Ces 3 points d’attention, nous allons justement les signifier tout à l’heure, les provoquer encore, à travers la bénédiction des motos. On ne bénit pas une moto pour se prémunir de tous les accidents de la route. Il y a quelque chose de plus subtil, de plus profond dans la bénédiction d’une moto.

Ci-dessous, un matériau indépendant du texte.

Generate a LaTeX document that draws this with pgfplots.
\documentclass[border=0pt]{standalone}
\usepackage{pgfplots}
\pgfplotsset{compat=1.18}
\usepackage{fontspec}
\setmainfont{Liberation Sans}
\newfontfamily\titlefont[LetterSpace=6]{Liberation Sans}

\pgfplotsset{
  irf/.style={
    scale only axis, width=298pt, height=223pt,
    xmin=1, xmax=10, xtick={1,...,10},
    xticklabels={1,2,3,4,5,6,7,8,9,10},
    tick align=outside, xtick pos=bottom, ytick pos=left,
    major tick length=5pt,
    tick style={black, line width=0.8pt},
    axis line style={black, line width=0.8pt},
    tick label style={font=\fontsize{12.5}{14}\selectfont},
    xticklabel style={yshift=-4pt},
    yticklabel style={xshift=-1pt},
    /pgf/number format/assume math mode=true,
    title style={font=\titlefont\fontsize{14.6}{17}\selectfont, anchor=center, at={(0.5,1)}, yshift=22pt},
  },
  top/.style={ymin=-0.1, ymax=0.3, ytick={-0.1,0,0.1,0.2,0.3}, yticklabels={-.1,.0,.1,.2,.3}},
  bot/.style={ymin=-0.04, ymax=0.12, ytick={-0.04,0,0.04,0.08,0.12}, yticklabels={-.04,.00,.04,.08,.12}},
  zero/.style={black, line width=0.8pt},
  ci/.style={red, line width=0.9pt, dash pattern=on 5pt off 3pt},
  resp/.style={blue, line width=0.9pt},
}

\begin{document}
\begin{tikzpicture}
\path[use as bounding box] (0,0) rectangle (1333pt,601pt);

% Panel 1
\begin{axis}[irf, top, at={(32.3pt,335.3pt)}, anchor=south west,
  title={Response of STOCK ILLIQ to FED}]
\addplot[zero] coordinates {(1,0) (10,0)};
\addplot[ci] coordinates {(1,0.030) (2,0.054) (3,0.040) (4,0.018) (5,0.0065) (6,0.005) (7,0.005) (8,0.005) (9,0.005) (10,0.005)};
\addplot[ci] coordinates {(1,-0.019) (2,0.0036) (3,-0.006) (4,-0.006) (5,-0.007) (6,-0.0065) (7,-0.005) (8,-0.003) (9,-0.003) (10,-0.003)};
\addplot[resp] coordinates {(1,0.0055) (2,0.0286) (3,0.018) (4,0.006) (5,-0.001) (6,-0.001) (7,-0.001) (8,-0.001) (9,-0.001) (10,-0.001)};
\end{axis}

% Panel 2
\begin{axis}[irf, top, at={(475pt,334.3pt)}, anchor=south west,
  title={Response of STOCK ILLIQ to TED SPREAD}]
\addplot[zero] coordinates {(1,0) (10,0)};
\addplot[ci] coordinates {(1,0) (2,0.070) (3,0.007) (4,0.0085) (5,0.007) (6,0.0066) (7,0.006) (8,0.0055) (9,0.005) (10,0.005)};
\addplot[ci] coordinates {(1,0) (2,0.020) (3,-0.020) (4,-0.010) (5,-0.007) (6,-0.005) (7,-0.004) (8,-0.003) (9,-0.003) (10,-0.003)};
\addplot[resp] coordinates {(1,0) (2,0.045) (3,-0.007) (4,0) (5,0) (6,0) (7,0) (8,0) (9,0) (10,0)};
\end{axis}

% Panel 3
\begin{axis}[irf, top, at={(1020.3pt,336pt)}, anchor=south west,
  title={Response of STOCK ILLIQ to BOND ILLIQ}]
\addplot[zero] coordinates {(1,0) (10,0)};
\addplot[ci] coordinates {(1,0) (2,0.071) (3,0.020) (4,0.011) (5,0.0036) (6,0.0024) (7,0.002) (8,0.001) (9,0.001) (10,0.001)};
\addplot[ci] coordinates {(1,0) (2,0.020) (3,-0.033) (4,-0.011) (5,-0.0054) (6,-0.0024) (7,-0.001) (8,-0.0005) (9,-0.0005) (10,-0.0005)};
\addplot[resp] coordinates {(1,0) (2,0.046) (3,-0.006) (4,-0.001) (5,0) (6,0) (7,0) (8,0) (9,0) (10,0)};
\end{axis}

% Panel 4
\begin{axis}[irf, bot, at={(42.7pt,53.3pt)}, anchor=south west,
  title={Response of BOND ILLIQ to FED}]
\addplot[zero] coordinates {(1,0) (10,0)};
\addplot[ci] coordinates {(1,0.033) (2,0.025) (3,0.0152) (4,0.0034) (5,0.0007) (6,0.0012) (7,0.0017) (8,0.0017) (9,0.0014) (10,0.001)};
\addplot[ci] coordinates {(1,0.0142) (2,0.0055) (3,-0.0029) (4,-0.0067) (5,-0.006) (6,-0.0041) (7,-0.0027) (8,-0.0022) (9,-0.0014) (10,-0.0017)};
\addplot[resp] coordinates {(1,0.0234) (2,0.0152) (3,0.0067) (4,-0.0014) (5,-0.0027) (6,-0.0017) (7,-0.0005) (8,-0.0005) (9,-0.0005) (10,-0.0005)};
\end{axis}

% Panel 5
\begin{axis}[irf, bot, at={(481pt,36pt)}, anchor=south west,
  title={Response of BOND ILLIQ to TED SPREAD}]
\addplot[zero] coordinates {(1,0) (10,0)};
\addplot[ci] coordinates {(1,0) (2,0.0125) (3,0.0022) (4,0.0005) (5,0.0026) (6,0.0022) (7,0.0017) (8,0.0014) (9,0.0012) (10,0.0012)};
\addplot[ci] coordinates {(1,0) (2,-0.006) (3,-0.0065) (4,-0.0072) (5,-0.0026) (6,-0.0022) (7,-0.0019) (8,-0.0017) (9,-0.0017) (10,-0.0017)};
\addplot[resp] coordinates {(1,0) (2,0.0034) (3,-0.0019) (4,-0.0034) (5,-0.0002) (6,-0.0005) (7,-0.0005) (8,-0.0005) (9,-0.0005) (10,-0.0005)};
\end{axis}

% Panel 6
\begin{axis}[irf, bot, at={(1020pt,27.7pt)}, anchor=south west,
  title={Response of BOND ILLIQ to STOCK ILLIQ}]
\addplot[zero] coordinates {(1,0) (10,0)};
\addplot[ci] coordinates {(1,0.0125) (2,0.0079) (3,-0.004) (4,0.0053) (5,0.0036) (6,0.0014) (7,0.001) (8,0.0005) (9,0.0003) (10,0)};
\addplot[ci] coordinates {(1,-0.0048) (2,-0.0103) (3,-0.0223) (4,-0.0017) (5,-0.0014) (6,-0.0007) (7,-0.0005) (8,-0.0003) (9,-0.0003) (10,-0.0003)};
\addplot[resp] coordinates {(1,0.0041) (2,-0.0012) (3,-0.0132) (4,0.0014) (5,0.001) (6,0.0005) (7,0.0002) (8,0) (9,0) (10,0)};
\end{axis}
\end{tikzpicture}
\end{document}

Amis motards, en acceptant que votre moto soit bénie, vous allez reconnaître en fait, qu’elle ne vous appartient pas. Elle est à Dieu, votre moto, car tout vient de Lui et tout retourne à Lui. Bénir votre moto, c’est donc vous rappeler qu’elle ne peut pas avoir la première place, ni dans votre cœur, ni dans vos finances, ni dans votre temps. Si vous aimez votre moto plus que Dieu, vous n’êtes pas libres. Si vous consacrez à votre moto plus d’argent qu’à soutenir ceux qui sont dans le besoin, vous n’êtes pas libres. Si vous prenez du temps pour votre moto plus que pour vos proches, vous n’êtes pas libres.

 

Elle est là, la vraie liberté. Non pas celle qui consiste à faire tout et n’importe quoi : cette parodie de liberté ne rend pas heureux. La liberté, c’est de correspondre à ce pourquoi nous sommes faits. Et nous sommes tous faits pour aimer et pour être aimés. Autrement dit : nous sommes tous faits pour Dieu. Il est Lui-même notre liberté, car ce n’est pas l’homme qui prend Dieu, c’est Dieu qui prend l’homme. Amen.